Baidu's third quarter did live up to its earlier revenue guidance. Profits continue to grow even faster than revenue, another welcome trend. However, Baidu is eyeing decelerating growth in the fourth quarter, and that's never a good look. Investors weren't holding out for a perfect report. Baidu stock closing on Tuesday 35% below its springtime high has a funny way of nipping optimism in the bud. Throw in the heightened risks of buying into Chinese growth stocks these days, and Baidu's mixed showing -- solid looking back and hesitant looking forward -- is apparently the balanced performance that makes sense with where the stock is now.
Into the mix
Revenue rose 27% to hit the U.S. equivalent of $4.11 billion, roughly the midpoint of the 23% to 30% growth that it was targeting three months ago. Baidu's bread-and-butter online advertising business continues to lead the way. Online marketing revenue rose 18% to $3.27 billion, accounting for nearly 80% of the revenue mix. A 7% uptick in active online marketing customers and a 12% surge in spending per customer helped deliver another period of double-digit percentage growth, and don't sleep on the significance of the latter of those two metrics. Revenue per online marketing customer rising a hearty 12% validates the platform. You'll know Baidu is falling out of favor with consumers and advertisers the moment that marketers aren't leaning on the platform with the same voraciousness as before.

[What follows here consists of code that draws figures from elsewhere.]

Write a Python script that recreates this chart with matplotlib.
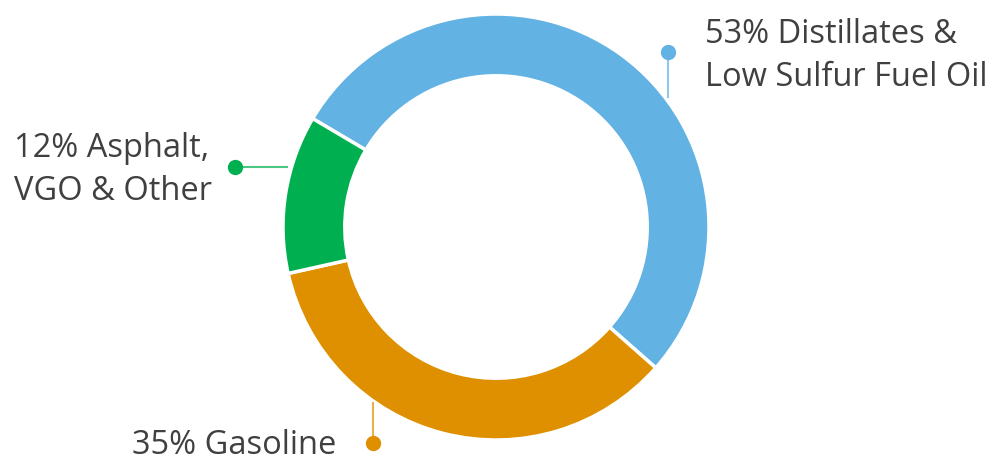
import matplotlib
matplotlib.use('Agg')
import matplotlib.pyplot as plt

labels = ['53% Distillates &\nLow Sulfur Fuel Oil', '35% Gasoline', '12% Asphalt,\nVGO & Other']
shares = [53, 35, 12]
colors = ['#62B2E4', '#DE9000', '#00AF50']

W, H = 989, 462
CX, CY, R = 496, 227, 213


def px(x, y):
    # pixel position (from top-left) -> data units of the pie axes
    return (x - CX) / R, (CY - y) / R


fig = plt.figure(figsize=(W / 100, H / 100), dpi=100)
ax = fig.add_axes([0, 0, 1, 1])
ax.pie(shares, colors=colors, startangle=149.4, counterclock=False,
       radius=1.0, wedgeprops=dict(width=0.29, edgecolor='white', linewidth=2.5))
ax.set_xlim(px(0, 0)[0], px(W, 0)[0])
ax.set_ylim(px(0, H)[1], px(0, 0)[1])
ax.set_aspect('equal')
ax.axis('off')

# leader lines: (dot, end on ring, text anchor)
leaders = [
    ((668, 52), (668, 97), (705, 56)),
    ((373, 443), (373, 403), (132, 445)),
    ((235, 167), (287, 167), (14, 170)),
]
for (d, e, t), lab, c in zip(leaders, labels, colors):
    x0, y0 = px(*d)
    x1, y1 = px(*e)
    ax.plot([x0, x1], [y0, y1], color=c, lw=1.5, alpha=0.7, zorder=1)
    ax.plot(x0, y0, 'o', color=c, ms=10, zorder=3)
    tx, ty = px(*t)
    ax.text(tx, ty, lab, ha='left', va='center', fontsize=23.5, color='#404040',
            family='Open Sans', linespacing=1.42)

fig.savefig('out.png', dpi=100)
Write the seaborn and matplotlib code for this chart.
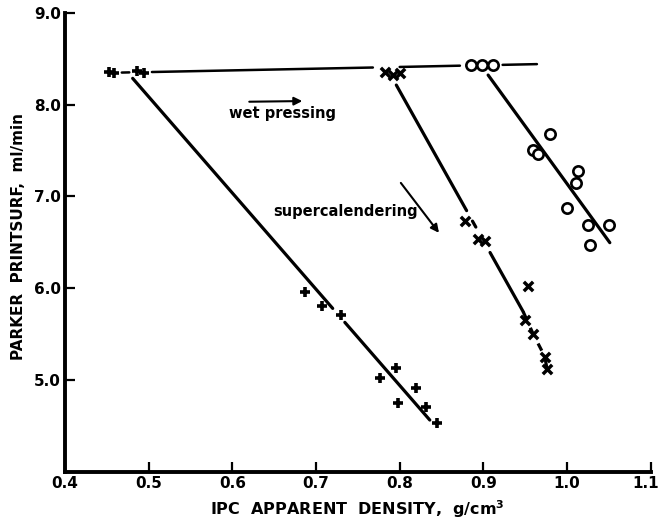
import matplotlib
matplotlib.use("Agg")
import matplotlib.pyplot as plt
import matplotlib.transforms as mtransforms
import seaborn as sns
import pandas as pd

# ---- data ----
plus_x = [0.453, 0.459, 0.486, 0.494, 0.687, 0.707, 0.730, 0.776, 0.796, 0.798, 0.819, 0.832, 0.845]
plus_y = [8.35, 8.34, 8.36, 8.34, 5.96, 5.80, 5.71, 5.02, 5.13, 4.75, 4.91, 4.70, 4.53]

cross_x = [0.782, 0.792, 0.800, 0.878, 0.894, 0.902, 0.950, 0.9535, 0.9595, 0.9735, 0.976]
cross_y = [8.35, 8.32, 8.34, 6.73, 6.54, 6.51, 5.65, 6.02, 5.50, 5.25, 5.12]

circle_x = [0.885, 0.898, 0.911, 0.959, 0.965, 0.980, 1.000, 1.0105, 1.013, 1.0245, 1.027, 1.050]
circle_y = [8.43, 8.43, 8.43, 7.50, 7.46, 7.68, 6.87, 7.15, 7.28, 6.69, 6.47, 6.69]

# fitted lines (segments as drawn, with gaps at markers)
line1_x = [[0.481, 0.720], [0.7345, 0.836]]
line1_y = [[8.285, 5.779], [5.627, 4.563]]
line2_x = [[0.796, 0.880], [0.887, 0.891], [0.908, 0.9476]]
line2_y = [[8.212, 6.844], [6.730, 6.665], [6.388, 5.743]]
tail2_x = [0.9476, 0.9595, 0.9735, 0.976]
tail2_y = [5.743, 5.500, 5.253, 5.119]
line3_x = [0.9057, 1.0511]
line3_y = [8.321, 6.495]
horiz_x = [[0.468, 0.477], [0.504, 0.768], [0.800, 0.872], [0.923, 0.964]]
horiz_y = [[8.348, 8.350], [8.354, 8.403], [8.409, 8.423], [8.432, 8.440]]

x_ticks = [0.4, 0.5, 0.6, 0.7, 0.8, 0.9, 1.0, 1.1]
x_tick_labels = ["0.4", "0.5", "0.6", "0.7", "0.8", "0.9", "1.0", "1.1"]
y_ticks = [5.0, 6.0, 7.0, 8.0, 9.0]
y_tick_labels = ["5.0", "6.0", "7.0", "8.0", "9.0"]

sns.set_style("ticks")
plt.rcParams["font.family"] = ["DejaVu Sans"]
plt.rcParams["font.weight"] = "bold"
for k in ["text.color", "axes.labelcolor", "xtick.color", "ytick.color", "axes.edgecolor"]:
    plt.rcParams[k] = "black"

fig = plt.figure(figsize=(6.62, 5.21), dpi=100)
ax = fig.add_axes([0.098, 0.0946, 0.885, 0.881])

def seg(xs, ys, lw=2.3, **kw):
    df = pd.DataFrame({"x": xs, "y": ys})
    sns.lineplot(data=df, x="x", y="y", sort=False, estimator=None, color="black",
                 linewidth=lw, ax=ax, **kw)

for xs, ys in zip(line1_x, line1_y):
    seg(xs, ys)
for xs, ys in zip(line2_x, line2_y):
    seg(xs, ys)
seg(tail2_x, tail2_y, linestyle=(0, (2.5, 3)))
seg(line3_x, line3_y)
for xs, ys in zip(horiz_x, horiz_y):
    seg(xs, ys, lw=1.8)

sns.scatterplot(x=plus_x, y=plus_y, marker="+", s=50, linewidth=2.6, color="black", ax=ax, zorder=3)
sns.scatterplot(x=cross_x, y=cross_y, marker="x", s=45, linewidth=2.5, color="black", ax=ax, zorder=3)
sns.scatterplot(x=circle_x, y=circle_y, marker="o", s=55, linewidth=1.9, facecolor="white",
                edgecolor="black", ax=ax, zorder=3)

# annotations
ax.annotate("", xy=(0.687, 8.038), xytext=(0.617, 8.030),
            arrowprops=dict(arrowstyle="-|>", color="black", lw=1.5, mutation_scale=12))
ax.text(0.660, 7.905, "wet pressing", ha="center", va="center", fontsize=10.5, fontweight="bold")
ax.annotate("", xy=(0.849, 6.578), xytext=(0.7994, 7.170),
            arrowprops=dict(arrowstyle="-|>", color="black", lw=1.5, mutation_scale=12))
ax.text(0.7355, 6.832, "supercalendering", ha="center", va="center", fontsize=10.5, fontweight="bold")

ax.set_xlim(0.4, 1.1)
ax.set_ylim(4.0, 9.0)
ax.set_xticks(x_ticks)
ax.set_xticklabels(x_tick_labels, fontsize=11, fontweight="bold")
ax.set_yticks(y_ticks)
ax.set_yticklabels(y_tick_labels, fontsize=11, fontweight="bold")
ax.tick_params(direction="in", length=7, width=1.6, pad=3, colors="black")

# keep the last x tick label inside the figure
last = ax.get_xticklabels()[-1]
last.set_horizontalalignment("right")
last.set_transform(last.get_transform() +
                   mtransforms.ScaledTranslation(8 / 100, 0, fig.dpi_scale_trans))

sns.despine(ax=ax)
for s in ["left", "bottom"]:
    ax.spines[s].set_linewidth(2.8)
    ax.spines[s].set_color("black")

ax.set_xlabel("IPC  APPARENT  DENSITY,  g/cm$^\\mathbf{3}$", fontsize=11.5, fontweight="bold")
ax.xaxis.set_label_coords(0.5, -0.0935)
ax.xaxis.label.set_verticalalignment("baseline")
ax.set_ylabel("PARKER  PRINTSURF,  ml/min", fontsize=11, fontweight="bold")
ax.yaxis.set_label_coords(-0.067, 0.512)

fig.savefig("out.png", dpi=100)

If a segment accounting for nearly four-fifths of Baidu's total revenue is growing at an 18% clip, that naturally means that the other 20% is growing even faster. Other revenues at Baidu soared 80% during the period, led primarily by the booming popularity of premium iQiyi (NASDAQ:IQ) memberships and its other growth initiatives. Baidu spun off iQiyi earlier this year, but its remaining stake in the video streaming platform continues to be a driver in padding overall growth.
The bottom line cleaned up even nicer. One-time gains on divestitures padded net income, but even without that infusion, adjusted earnings soared 47% to land on $2.77 a share. Baidu doesn't offer bottom-line guidance, but once again, Baidu landed well ahead of where analysts were parked.
Looking out to the current quarter, Baidu sees 15% to 20% top-line growth. Selling off secondary businesses over the past year is weighing on growth, but even adjusted for those asset sales would see top-line growth slow to between 20% and 26%.
Baidu continues to be a money machine. It closed out the third quarter with $15.22 billion in cash and short-term investments. It has spent nearly $500 million on buybacks since June, which may not seem all that smart with the stock continuing to hit new lows this week but may be something that investors will be grateful for if the stock eventually bounces back.